357.  Probability. (3h) Probability distributions, mathematical expectation, and sampling distributions. MTH 357 prepares students for Actuarial Exam #1.  P—MTH 112 or POI. (D)

358. Mathematical Statistics. (3h)  Derivation of point estimators, hypothesis testing, and confidence intervals, using both maximum likelihood and Bayesian approaches. P—MTH 357 or POI. (D)

362. Multivariate Statistics. (3h) Multivariate and generalized linear methods for classification, modeling, discrimination, and analysis. P—MTH 112, MTH 121 or 205, and MTH 256 or POI. (D)

364.  Computational and Nonparametric Statistics. (3h) Computationally intensive methods to fit statistical models to data.  Topics include simulation, Monte Carlo integration and Markov Chain Monte Carlo, sub-sampling, and non-parametric estimation and regression.  Students will make extensive use of statistical software throughout the course.  P—MTH 109 or 256, and MTH 357, or POI. (D)

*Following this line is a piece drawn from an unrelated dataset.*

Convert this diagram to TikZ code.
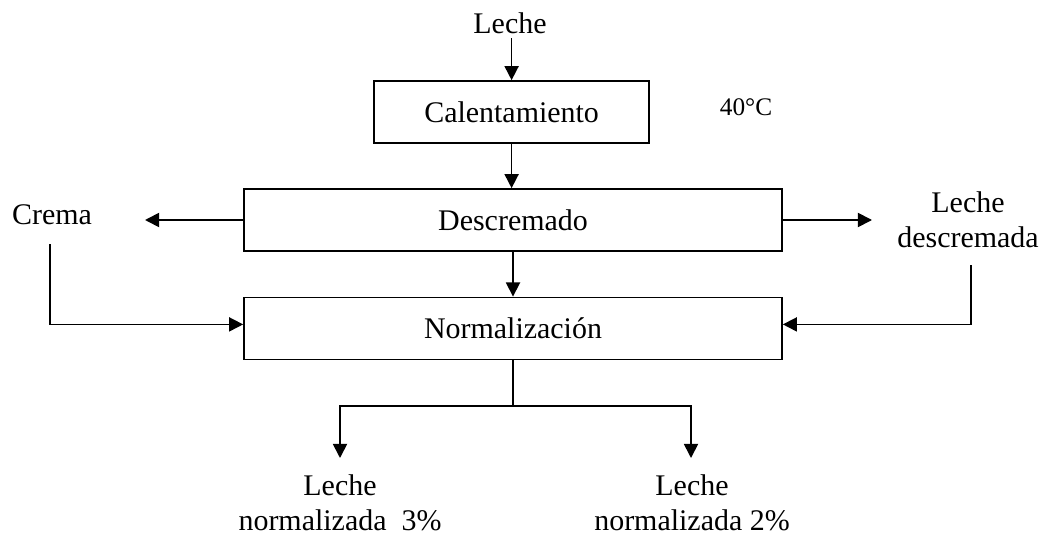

367.  Linear Models. (3h) Theory of estimation and testing in linear models.  Topics include least squares and the normal equations, the Gauss-Markov Theorem, testing general linear hypotheses, and generalized linear models.  P—MTH 121 or 205 or 206, and MTH 256 or 357. (D)

381. Individual Study. (1h, 2h, or 3h) Independent study directed by a faculty adviser. By prearrangement.

383. Selected Topics. (1h, 2h, or 3h) Topics in mathematics not considered in regular courses or which continue study begun in regular courses.  Content varies.

391. Senior Seminar Preparation. (1h) Independent study or research directed by a faculty adviser by prearrangement with the adviser.

392. Senior Seminar Presentation. (1h) Preparation of a paper, followed by a one-hour oral presentation based upon work in MTH 391.